I use a Python and pump water up the stairs for my tanks, no problem.


----------



## cdavitt (Apr 4, 2011)

I have a piggy back question about the Python. It has one setting for removing water from the tank directly down the drain which is cool. The second feature allows you to reverse the flow and fill the tank back up. Is this what everyone does? I would think filling directly from the faucet would be a bad thing because you did not have a chance to treat the water? Or do you just refill the tank and add the prime/dechlor to the entire tank? The other option I see is to use the "fill" feature to just fill a few 5 gallon buckets next to your tank, treat those bucks, and then just pour them in?


----------



## frank1rizzo (Mar 14, 2005)

garden house through the window?


----------



## DJRansome (Oct 29, 2005)

You can add the dechlor directly to your tank up front. It's OK to have the concentration higher initally so that once the new water is all in the dilution will be correct.


----------



## cdavitt (Apr 4, 2011)

Sweet! I think I'll bite the bullet and get one of these. 5 gallon buckets are a pain and messy. I'll just add twice the dosage of de-chlor before I re-add the water direct from the tap...Then I hope I'll be good to go without harming fish with a temporary dose of chlorine!


----------



## BGriff (May 11, 2011)

Python or another applicable product like it is the only way to go.

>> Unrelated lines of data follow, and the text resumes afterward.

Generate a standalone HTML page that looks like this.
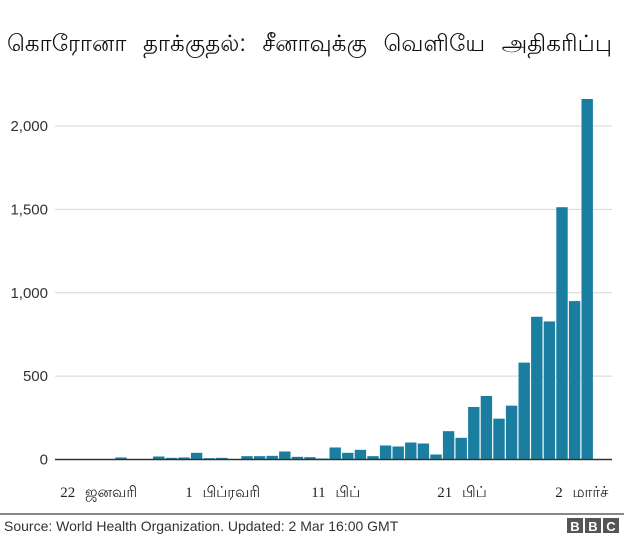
<!DOCTYPE html>
<html><head><meta charset="utf-8"><style>
body{margin:0;width:624px;height:536px;background:#fff;overflow:hidden;font-family:"Liberation Sans","Noto Sans CJK JP",sans-serif}
</style></head><body>
<svg width="624" height="536" xmlns="http://www.w3.org/2000/svg">
<text x="7" y="51" font-size="23" fill="#111" word-spacing="10" textLength="605" lengthAdjust="spacing" font-family="'Liberation Sans','Noto Sans CJK JP',sans-serif">கொரோனா தாக்குதல்: சீனாவுக்கு வெளியே அதிகரிப்பு</text>
<g id="grid"></g><g id="bars"></g><g id="xl"></g>
<line x1="0" y1="514" x2="624" y2="514" stroke="#888" stroke-width="2"/>
<text x="4" y="531" font-size="14" fill="#333">Source: World Health Organization. Updated: 2 Mar 16:00 GMT</text>
<g>
<rect x="567" y="518" width="16" height="15" fill="#555"/><rect x="585" y="518" width="16" height="15" fill="#555"/><rect x="603" y="518" width="16" height="15" fill="#555"/>
<text x="575" y="531" font-size="13" font-weight="bold" fill="#fff" text-anchor="middle">B</text>
<text x="593" y="531" font-size="13" font-weight="bold" fill="#fff" text-anchor="middle">B</text>
<text x="611" y="531" font-size="13" font-weight="bold" fill="#fff" text-anchor="middle">C</text>
</g>
</svg>
<script>
const values=[0,0,0,12,0,0,18,10,12,40,8,10,0,20,20,22,48,16,14,6,72,40,58,20,84,78,102,96,30,170,130,315,381,245,323,581,856,828,1513,950,2162];
const yTicks=[0,500,1000,1500,2000];
const yTickLabels=["0","500","1,000","1,500","2,000"];
const xLabelIdx=[0,10,20,30,40];
const xLabels=["22 ஜனவரி","1 பிப்ரவரி","11 பிப்","21 பிப்","2 மார்ச்"];
const NS="http://www.w3.org/2000/svg";
const y0=459.5,ppu=333.5/2000,pitch=12.6,x0=77.2;
const ys=v=>y0-v*ppu, xs=i=>x0+i*pitch;
const g=document.getElementById('grid'),b=document.getElementById('bars'),xl=document.getElementById('xl');
yTicks.forEach((t,k)=>{
 if(t>0){const l=document.createElementNS(NS,'line');
 l.setAttribute('x1',55);l.setAttribute('x2',612);l.setAttribute('y1',ys(t));l.setAttribute('y2',ys(t));
 l.setAttribute('stroke','#d5d5d5');l.setAttribute('stroke-width','1');
 
 g.appendChild(l);}
 const tx=document.createElementNS(NS,'text');
 tx.setAttribute('x',48);tx.setAttribute('y',ys(t)+5);tx.setAttribute('text-anchor','end');
 tx.setAttribute('font-size','15');tx.setAttribute('fill','#333');tx.textContent=yTickLabels[k];
 
 g.appendChild(tx);
});
values.forEach((v,i)=>{
 if(v<=0)return;
 const r=document.createElementNS(NS,'rect');
 r.setAttribute('x',xs(i)+0.3);r.setAttribute('width',pitch-1.2);
 r.setAttribute('y',ys(v));r.setAttribute('height',v*ppu);r.setAttribute('fill','#1a7ea1');
 
 b.appendChild(r);
});
const ax=document.createElementNS(NS,'line');
ax.setAttribute('x1',55);ax.setAttribute('x2',612);ax.setAttribute('y1',y0);ax.setAttribute('y2',y0);
ax.setAttribute('stroke','#333');ax.setAttribute('stroke-width','1.5');

b.appendChild(ax);
xLabelIdx.forEach((idx,k)=>{
 const tx=document.createElementNS(NS,'text');
 tx.setAttribute('x',xs(idx)+(k===0?-17:(k===4?-26:-18)));tx.setAttribute('y',497);
 tx.setAttribute('font-size','15');tx.setAttribute('fill','#222');
 tx.setAttribute('word-spacing','6');
 tx.setAttribute('font-family',"'Liberation Serif','Noto Sans CJK JP',serif");
 tx.textContent=xLabels[k];
 
 xl.appendChild(tx);
});
</script>
</body></html>
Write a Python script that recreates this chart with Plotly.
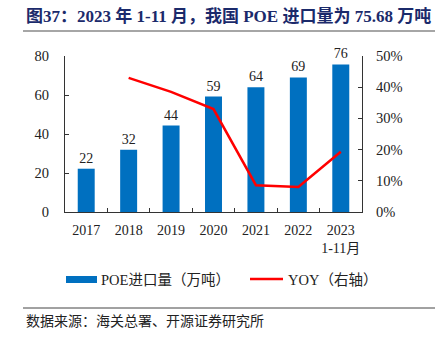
import plotly.graph_objects as go

categories = ["2017", "2018", "2019", "2020", "2021", "2022", "2023<br>1-11月"]
poe_import = [22.2, 31.9, 44.3, 59.2, 64.0, 69.0, 75.68]
poe_labels = ["22", "32", "44", "59", "64", "69", "76"]
yoy = [None, 43.0, 38.5, 33.0, 8.6, 8.0, 19.3]
left_ticks = [0, 20, 40, 60, 80]
right_ticks = [0, 10, 20, 30, 40, 50]
right_tick_text = ["0%", "10%", "20%", "30%", "40%", "50%"]

W, H = 444, 339
L, R, T, B = 65, 362, 56, 212

def px(x):
    return (x - L) / (R - L)

def py(y):
    return (B - y) / (B - T)

SERIF = "Liberation Serif, Times New Roman, Noto Sans CJK SC, serif"
BLUE = "#0070c0"
RED = "#ff0000"

fig = go.Figure()
fig.add_trace(go.Bar(
    x=categories, y=poe_import, marker_color=BLUE, marker_line_width=0,
    text=poe_labels, textposition="outside", cliponaxis=False,
    textfont=dict(family=SERIF, size=14, color="#222"),
    name="POE进口量（万吨）", showlegend=False,
))
fig.add_trace(go.Scatter(
    x=categories, y=yoy, yaxis="y2", mode="lines",
    line=dict(color=RED, width=2.5), name="YOY（右轴）", showlegend=False,
))

fig.update_layout(
    width=W, height=H, autosize=False,
    margin=dict(l=L, r=W - R, t=T, b=H - B),
    paper_bgcolor="white", plot_bgcolor="white",
    bargap=0.6,
    font=dict(family=SERIF, size=14, color="#222"),
    xaxis=dict(
        showline=True, linecolor="#333", linewidth=1,
        ticks="inside", tickson="boundaries", ticklen=4, tickcolor="#333",
        tickangle=0, ticklabelstandoff=5,
        tickfont=dict(family=SERIF, size=14, color="#222"),
        range=[-0.5, 6.5],
    ),
    yaxis=dict(
        range=[0, 80], tickmode="array", tickvals=left_ticks, showgrid=False, zeroline=False,
        showline=True, linecolor="#333", linewidth=1,
        ticks="inside", ticklen=4, tickcolor="#333", ticklabelstandoff=12,
        tickfont=dict(family=SERIF, size=14.5, color="#222"),
    ),
    yaxis2=dict(
        overlaying="y", side="right", range=[0, 50],
        tickmode="array", tickvals=right_ticks, ticktext=right_tick_text,
        showgrid=False, zeroline=False,
        showline=True, linecolor="#333", linewidth=1,
        ticks="inside", ticklen=4, tickcolor="#333", ticklabelstandoff=10,
        tickfont=dict(family=SERIF, size=14.5, color="#222"),
    ),
)

shapes = [
    dict(type="line", xref="paper", yref="paper", x0=px(23), x1=px(435), y0=py(31), y1=py(31),
         line=dict(color="#888", width=1.5)),
    dict(type="line", xref="paper", yref="paper", x0=px(23), x1=px(435), y0=py(308), y1=py(308),
         line=dict(color="#444", width=1)),
    dict(type="rect", xref="paper", yref="paper", x0=px(66), x1=px(97), y0=py(283), y1=py(276),
         fillcolor=BLUE, line=dict(width=0)),
    dict(type="line", xref="paper", yref="paper", x0=px(250), x1=px(283), y0=py(279), y1=py(279),
         line=dict(color=RED, width=2.5)),
]
annotations = [
    dict(text="<b>图37：2023 年 1-11 月，我国 POE 进口量为 75.68 万吨</b>",
         xref="paper", yref="paper", x=px(24), y=py(16), xanchor="left", yanchor="middle",
         showarrow=False, font=dict(family=SERIF, size=17, color="#1b2a6b")),
    dict(text="POE进口量（万吨）", xref="paper", yref="paper", x=px(99), y=py(280),
         xanchor="left", yanchor="middle", showarrow=False,
         font=dict(family=SERIF, size=14.5, color="#222")),
    dict(text="YOY（右轴）", xref="paper", yref="paper", x=px(286), y=py(280),
         xanchor="left", yanchor="middle", showarrow=False,
         font=dict(family=SERIF, size=14.5, color="#222")),
    dict(text="数据来源：海关总署、开源证券研究所", xref="paper", yref="paper", x=px(24), y=py(321),
         xanchor="left", yanchor="middle", showarrow=False,
         font=dict(family=SERIF, size=14, color="#222")),
]
fig.update_layout(shapes=shapes, annotations=annotations)

fig.write_html("out.html")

You will not be disappointed, less work and less mess.


----------



## Flippercon (Mar 5, 2011)

Here is a cheap alternative right out the library.
http://www.cichlid-forum.com/articles/diy_python.php


----------



## killakam (Feb 26, 2011)

Why not throw the water out your window? or use some PVC so it leads to the grass from your window and just pour the water through there, then use the water hose to fill it back up.


----------



## kingdave (Mar 9, 2007)

I love the Python method... while the Python is draining and filling, I'm able to get other tasks done, like cleaning algae and changing filter pads, etc. instead of lugging buckets.


----------



## Denny (Sep 27, 2008)

I use a 2500 l/h powerhead with 1/2 inch pvc flexiable hose for draining and another one with a quick change connector to my sink for filling with a shut off valve at its end Length of hose determine by what your needs are. Fast and not messy


----------



## Melanochromis (Mar 30, 2005)

Wow lazy people! :lol: I've had a tank upstairs for as long as I can remember and I've had no problem lugging buckets around. I have a shower/mixer tap so it's easier to get the water to a similar temperature as the tank water. So the shower head seems the best option to me. :thumb:


----------